Had your fill of vague, boring mission statements?

Here are four. See if you can guess where they’re from (see answers below):

1. It is our job to continually foster world-class infrastructures as well as to quickly create principle-centered sources to meet our customer’s needs.

2. Our challenge is to assertively network economically sound methods of empowerment so that we may continually negotiate performance-based infrastructures.

3. To improve lives by mobilizing the caring power of communities.

4. Respect, integrity, communication and excellence.

As the name suggests, mission statements only have to state a mission. Simple, right?

Sometimes, simple is hard.

Here are four steps to a passable, if not great, mission statement:

1. You need a goal. What are you trying to accomplish? It helps to visualize it in your mind’s eye. It should be big and inspiring.

2. You have to be specific. Microsoft has one of the best: “A computer on every desk and in every home, all running Microsoft software.”

3. You need to quantify it. Notice how Microsoft does that. Here’s another good one that Amazon came up with for its Kindle reader: “Every book ever printed, in any language, all available in less than 60 seconds.”
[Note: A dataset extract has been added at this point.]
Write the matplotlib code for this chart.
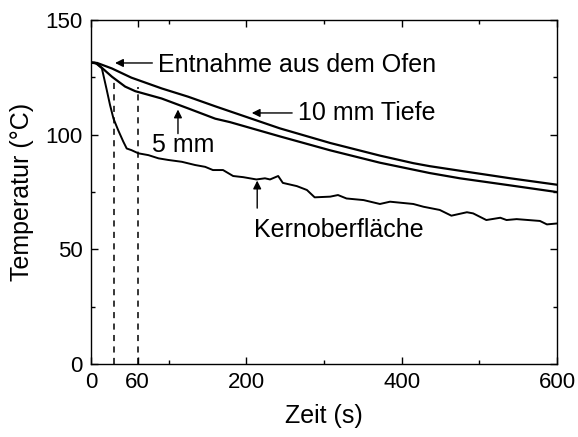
import matplotlib
matplotlib.use('Agg')
import matplotlib.pyplot as plt
from matplotlib.ticker import FixedLocator

plt.rcParams['font.family'] = ['Liberation Sans', 'DejaVu Sans']

t_10mm = [0, 8, 27, 52, 91, 125, 160, 179, 243, 308, 372, 415, 436, 475, 540, 600]
T_10mm = [131.5, 131.3, 128.9, 124.9, 120.2, 116.6, 112.4, 110.2, 102.8, 96.4,
          90.9, 87.6, 86.3, 84.3, 81.0, 78.2]

t_5mm = [0, 8, 27, 44, 57, 91, 125, 160, 179, 243, 308, 372, 436, 475, 540, 600]
T_5mm = [131.5, 131.0, 125.3, 121.0, 119.0, 115.8, 111.5, 107.0, 105.5, 99.3,
         93.2, 87.8, 83.3, 81.0, 77.9, 75.0]

t_kern = [0, 5, 14, 20, 24.5, 29, 35, 41.6, 46, 52, 61, 74, 87, 99.5, 117, 134,
          147, 157, 170, 183, 196, 213, 224, 230.5, 241, 247, 265, 278, 288, 308,
          318, 329, 351, 372, 385, 415, 428, 449, 464, 484, 492, 509, 527, 535,
          548, 578, 587, 600]
T_kern = [131.5, 131.5, 129, 120, 113, 107, 102, 97, 94, 93.3, 91.9, 91.1, 89.7,
          89, 88.2, 86.8, 86, 84.6, 84.6, 82, 81.5, 80.5, 81, 80.5, 82, 79, 77.6,
          75.9, 72.7, 73, 73.7, 72.2, 71.5, 69.8, 70.8, 69.8, 68.6, 67.2, 64.7,
          66.2, 65.7, 62.8, 63.8, 62.8, 63.2, 62.4, 60.9, 61.3]

# gestrichelte Markierungen bei 30 s und 60 s
mark_t = [30, 60]
mark_top = [123, 121]

x_major = [0, 60, 200, 400, 600]
x_minor = [100, 300, 500]
y_major = [0, 50, 100, 150]
y_minor = [25, 75, 125]

fig = plt.figure(figsize=(5.78, 4.37), dpi=100)
ax = fig.add_axes([0.1574, 0.167, 0.8063, 0.787])

ax.plot(t_10mm, T_10mm, color='black', lw=1.6)
ax.plot(t_5mm, T_5mm, color='black', lw=1.6)
ax.plot(t_kern, T_kern, color='black', lw=1.4)
for xm, top in zip(mark_t, mark_top):
    ax.plot([xm, xm], [0, top], color='black', lw=1.1, ls=(0, (4, 3.5)))

ax.set_xlim(0, 600)
ax.set_ylim(0, 150)
ax.xaxis.set_major_locator(FixedLocator(x_major))
ax.xaxis.set_minor_locator(FixedLocator(x_minor))
ax.yaxis.set_major_locator(FixedLocator(y_major))
ax.yaxis.set_minor_locator(FixedLocator(y_minor))
ax.tick_params(which='both', direction='in', top=True, right=True,
               labelsize=16, width=1.0)
ax.tick_params(which='major', length=5, pad=6)
ax.tick_params(which='minor', length=3)
for s in ax.spines.values():
    s.set_linewidth(1.0)

ax.set_xlabel('Zeit (s)', fontsize=18, labelpad=8)
ax.set_ylabel('Temperatur (°C)', fontsize=18, labelpad=8)

# ── Beschriftungen mit Pfeilen ─────────────────────────────────────
arrow = dict(arrowstyle='-|>', color='black', lw=1.0, mutation_scale=12,
             shrinkA=0, shrinkB=0)
ax.annotate('', xy=(31, 131.3), xytext=(79, 131.3), arrowprops=arrow)
ax.text(86, 130.4, 'Entnahme aus dem Ofen', fontsize=18, va='center', ha='left')

ax.annotate('', xy=(207, 109.5), xytext=(259, 109.5), arrowprops=arrow)
ax.text(266, 109.5, '10 mm Tiefe', fontsize=18, va='center', ha='left')

ax.annotate('', xy=(112, 111), xytext=(112, 100.5), arrowprops=arrow)
ax.text(78, 95.5, '5 mm', fontsize=18, va='center', ha='left')

ax.annotate('', xy=(214, 80), xytext=(214, 68), arrowprops=arrow)
ax.text(210, 58.4, 'Kernoberfläche', fontsize=18, va='center', ha='left')

fig.savefig('out.png', dpi=100)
4. You must be concise. Even the Kindle statement should lose the words “all available.”

Tips: Make your goal an action, not a feeling. Identify the moving parts; how many are there? Whose lives are you changing, and how? Start from scratch.

Done guessing the provenance of those mission statements at the top? The first two come from Dilbert’s Automatic Mission Statement Generator. The third is from United Way, and the last from Enron.

— Adapted from “Wordplay,” Nancy Lublin, Fast Company.